The listing below should be copied in full, word for word.

## START

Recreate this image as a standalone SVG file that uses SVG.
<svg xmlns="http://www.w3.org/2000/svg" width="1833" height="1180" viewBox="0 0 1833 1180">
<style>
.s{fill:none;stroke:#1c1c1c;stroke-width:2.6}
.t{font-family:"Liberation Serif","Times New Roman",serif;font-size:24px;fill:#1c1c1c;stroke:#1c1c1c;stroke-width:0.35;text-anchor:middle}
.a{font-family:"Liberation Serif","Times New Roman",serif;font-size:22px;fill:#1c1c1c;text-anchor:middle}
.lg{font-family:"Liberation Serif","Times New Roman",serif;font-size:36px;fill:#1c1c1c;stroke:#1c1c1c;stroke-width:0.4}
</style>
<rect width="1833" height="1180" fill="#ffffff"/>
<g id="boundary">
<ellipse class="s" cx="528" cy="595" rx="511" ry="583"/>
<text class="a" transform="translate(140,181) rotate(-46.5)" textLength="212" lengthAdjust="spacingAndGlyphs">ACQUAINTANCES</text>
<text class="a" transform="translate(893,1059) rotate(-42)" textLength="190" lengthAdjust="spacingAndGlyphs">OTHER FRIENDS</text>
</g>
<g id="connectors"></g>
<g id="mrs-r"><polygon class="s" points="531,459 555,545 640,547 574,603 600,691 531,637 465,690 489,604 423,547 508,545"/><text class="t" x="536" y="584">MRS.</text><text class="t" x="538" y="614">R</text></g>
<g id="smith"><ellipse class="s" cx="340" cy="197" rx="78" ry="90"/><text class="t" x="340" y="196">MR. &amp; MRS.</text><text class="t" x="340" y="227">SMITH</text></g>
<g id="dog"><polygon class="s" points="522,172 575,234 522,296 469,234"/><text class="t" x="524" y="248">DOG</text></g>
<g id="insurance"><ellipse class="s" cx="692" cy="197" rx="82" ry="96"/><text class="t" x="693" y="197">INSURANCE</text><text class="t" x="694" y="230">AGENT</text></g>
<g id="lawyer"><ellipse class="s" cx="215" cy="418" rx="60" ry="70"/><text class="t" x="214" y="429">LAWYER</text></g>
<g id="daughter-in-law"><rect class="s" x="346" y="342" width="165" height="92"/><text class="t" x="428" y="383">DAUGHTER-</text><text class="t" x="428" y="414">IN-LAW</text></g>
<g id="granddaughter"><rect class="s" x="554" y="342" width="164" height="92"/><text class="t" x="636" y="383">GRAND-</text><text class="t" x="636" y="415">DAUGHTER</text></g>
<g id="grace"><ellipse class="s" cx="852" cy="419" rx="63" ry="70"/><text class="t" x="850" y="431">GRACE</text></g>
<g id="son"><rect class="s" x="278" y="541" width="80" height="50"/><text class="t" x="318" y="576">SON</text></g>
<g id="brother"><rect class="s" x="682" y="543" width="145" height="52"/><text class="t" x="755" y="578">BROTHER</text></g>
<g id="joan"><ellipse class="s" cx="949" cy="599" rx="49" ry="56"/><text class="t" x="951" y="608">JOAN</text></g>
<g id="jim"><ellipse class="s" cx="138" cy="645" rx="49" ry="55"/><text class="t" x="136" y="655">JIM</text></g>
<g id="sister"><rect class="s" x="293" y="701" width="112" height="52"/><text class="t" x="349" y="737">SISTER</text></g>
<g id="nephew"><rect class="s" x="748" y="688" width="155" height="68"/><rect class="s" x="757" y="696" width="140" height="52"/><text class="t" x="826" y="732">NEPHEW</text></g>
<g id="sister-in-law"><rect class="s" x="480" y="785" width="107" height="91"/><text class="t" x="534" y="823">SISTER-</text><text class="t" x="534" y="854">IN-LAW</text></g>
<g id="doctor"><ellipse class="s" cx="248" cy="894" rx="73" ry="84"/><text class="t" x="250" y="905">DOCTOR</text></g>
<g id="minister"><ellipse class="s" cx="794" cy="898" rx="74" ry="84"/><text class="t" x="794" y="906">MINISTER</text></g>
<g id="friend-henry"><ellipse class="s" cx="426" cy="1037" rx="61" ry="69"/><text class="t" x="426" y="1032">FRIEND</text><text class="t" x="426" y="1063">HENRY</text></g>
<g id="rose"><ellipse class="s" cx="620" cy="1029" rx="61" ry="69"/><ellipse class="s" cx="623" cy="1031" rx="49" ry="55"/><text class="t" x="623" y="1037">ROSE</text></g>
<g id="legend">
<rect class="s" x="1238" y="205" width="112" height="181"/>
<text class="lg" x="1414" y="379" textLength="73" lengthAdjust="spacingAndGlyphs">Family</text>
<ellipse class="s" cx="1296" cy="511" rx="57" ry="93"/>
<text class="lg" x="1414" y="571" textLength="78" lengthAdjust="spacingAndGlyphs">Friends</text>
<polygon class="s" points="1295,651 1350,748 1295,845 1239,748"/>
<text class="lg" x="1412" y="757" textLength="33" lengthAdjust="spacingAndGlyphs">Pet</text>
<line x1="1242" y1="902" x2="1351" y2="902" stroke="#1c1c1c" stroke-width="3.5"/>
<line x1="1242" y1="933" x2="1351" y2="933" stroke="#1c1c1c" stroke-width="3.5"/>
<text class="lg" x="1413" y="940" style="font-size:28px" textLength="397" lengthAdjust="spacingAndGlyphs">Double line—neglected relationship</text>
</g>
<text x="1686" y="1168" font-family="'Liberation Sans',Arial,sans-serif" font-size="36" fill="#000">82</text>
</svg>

## END

**TASK RESULT**:
Recreate this image as a standalone SVG file that uses SVG.
<svg xmlns="http://www.w3.org/2000/svg" width="1833" height="1180" viewBox="0 0 1833 1180">
<style>
.s{fill:none;stroke:#1c1c1c;stroke-width:2.6}
.t{font-family:"Liberation Serif","Times New Roman",serif;font-size:24px;fill:#1c1c1c;stroke:#1c1c1c;stroke-width:0.35;text-anchor:middle}
.a{font-family:"Liberation Serif","Times New Roman",serif;font-size:22px;fill:#1c1c1c;text-anchor:middle}
.lg{font-family:"Liberation Serif","Times New Roman",serif;font-size:36px;fill:#1c1c1c;stroke:#1c1c1c;stroke-width:0.4}
</style>
<rect width="1833" height="1180" fill="#ffffff"/>
<g id="boundary">
<ellipse class="s" cx="528" cy="595" rx="511" ry="583"/>
<text class="a" transform="translate(140,181) rotate(-46.5)" textLength="212" lengthAdjust="spacingAndGlyphs">ACQUAINTANCES</text>
<text class="a" transform="translate(893,1059) rotate(-42)" textLength="190" lengthAdjust="spacingAndGlyphs">OTHER FRIENDS</text>
</g>
<g id="connectors"></g>
<g id="mrs-r"><polygon class="s" points="531,459 555,545 640,547 574,603 600,691 531,637 465,690 489,604 423,547 508,545"/><text class="t" x="536" y="584">MRS.</text><text class="t" x="538" y="614">R</text></g>
<g id="smith"><ellipse class="s" cx="340" cy="197" rx="78" ry="90"/><text class="t" x="340" y="196">MR. &amp; MRS.</text><text class="t" x="340" y="227">SMITH</text></g>
<g id="dog"><polygon class="s" points="522,172 575,234 522,296 469,234"/><text class="t" x="524" y="248">DOG</text></g>
<g id="insurance"><ellipse class="s" cx="692" cy="197" rx="82" ry="96"/><text class="t" x="693" y="197">INSURANCE</text><text class="t" x="694" y="230">AGENT</text></g>
<g id="lawyer"><ellipse class="s" cx="215" cy="418" rx="60" ry="70"/><text class="t" x="214" y="429">LAWYER</text></g>
<g id="daughter-in-law"><rect class="s" x="346" y="342" width="165" height="92"/><text class="t" x="428" y="383">DAUGHTER-</text><text class="t" x="428" y="414">IN-LAW</text></g>
<g id="granddaughter"><rect class="s" x="554" y="342" width="164" height="92"/><text class="t" x="636" y="383">GRAND-</text><text class="t" x="636" y="415">DAUGHTER</text></g>
<g id="grace"><ellipse class="s" cx="852" cy="419" rx="63" ry="70"/><text class="t" x="850" y="431">GRACE</text></g>
<g id="son"><rect class="s" x="278" y="541" width="80" height="50"/><text class="t" x="318" y="576">SON</text></g>
<g id="brother"><rect class="s" x="682" y="543" width="145" height="52"/><text class="t" x="755" y="578">BROTHER</text></g>
<g id="joan"><ellipse class="s" cx="949" cy="599" rx="49" ry="56"/><text class="t" x="951" y="608">JOAN</text></g>
<g id="jim"><ellipse class="s" cx="138" cy="645" rx="49" ry="55"/><text class="t" x="136" y="655">JIM</text></g>
<g id="sister"><rect class="s" x="293" y="701" width="112" height="52"/><text class="t" x="349" y="737">SISTER</text></g>
<g id="nephew"><rect class="s" x="748" y="688" width="155" height="68"/><rect class="s" x="757" y="696" width="140" height="52"/><text class="t" x="826" y="732">NEPHEW</text></g>
<g id="sister-in-law"><rect class="s" x="480" y="785" width="107" height="91"/><text class="t" x="534" y="823">SISTER-</text><text class="t" x="534" y="854">IN-LAW</text></g>
<g id="doctor"><ellipse class="s" cx="248" cy="894" rx="73" ry="84"/><text class="t" x="250" y="905">DOCTOR</text></g>
<g id="minister"><ellipse class="s" cx="794" cy="898" rx="74" ry="84"/><text class="t" x="794" y="906">MINISTER</text></g>
<g id="friend-henry"><ellipse class="s" cx="426" cy="1037" rx="61" ry="69"/><text class="t" x="426" y="1032">FRIEND</text><text class="t" x="426" y="1063">HENRY</text></g>
<g id="rose"><ellipse class="s" cx="620" cy="1029" rx="61" ry="69"/><ellipse class="s" cx="623" cy="1031" rx="49" ry="55"/><text class="t" x="623" y="1037">ROSE</text></g>
<g id="legend">
<rect class="s" x="1238" y="205" width="112" height="181"/>
<text class="lg" x="1414" y="379" textLength="73" lengthAdjust="spacingAndGlyphs">Family</text>
<ellipse class="s" cx="1296" cy="511" rx="57" ry="93"/>
<text class="lg" x="1414" y="571" textLength="78" lengthAdjust="spacingAndGlyphs">Friends</text>
<polygon class="s" points="1295,651 1350,748 1295,845 1239,748"/>
<text class="lg" x="1412" y="757" textLength="33" lengthAdjust="spacingAndGlyphs">Pet</text>
<line x1="1242" y1="902" x2="1351" y2="902" stroke="#1c1c1c" stroke-width="3.5"/>
<line x1="1242" y1="933" x2="1351" y2="933" stroke="#1c1c1c" stroke-width="3.5"/>
<text class="lg" x="1413" y="940" style="font-size:28px" textLength="397" lengthAdjust="spacingAndGlyphs">Double line—neglected relationship</text>
</g>
<text x="1686" y="1168" font-family="'Liberation Sans',Arial,sans-serif" font-size="36" fill="#000">82</text>
</svg>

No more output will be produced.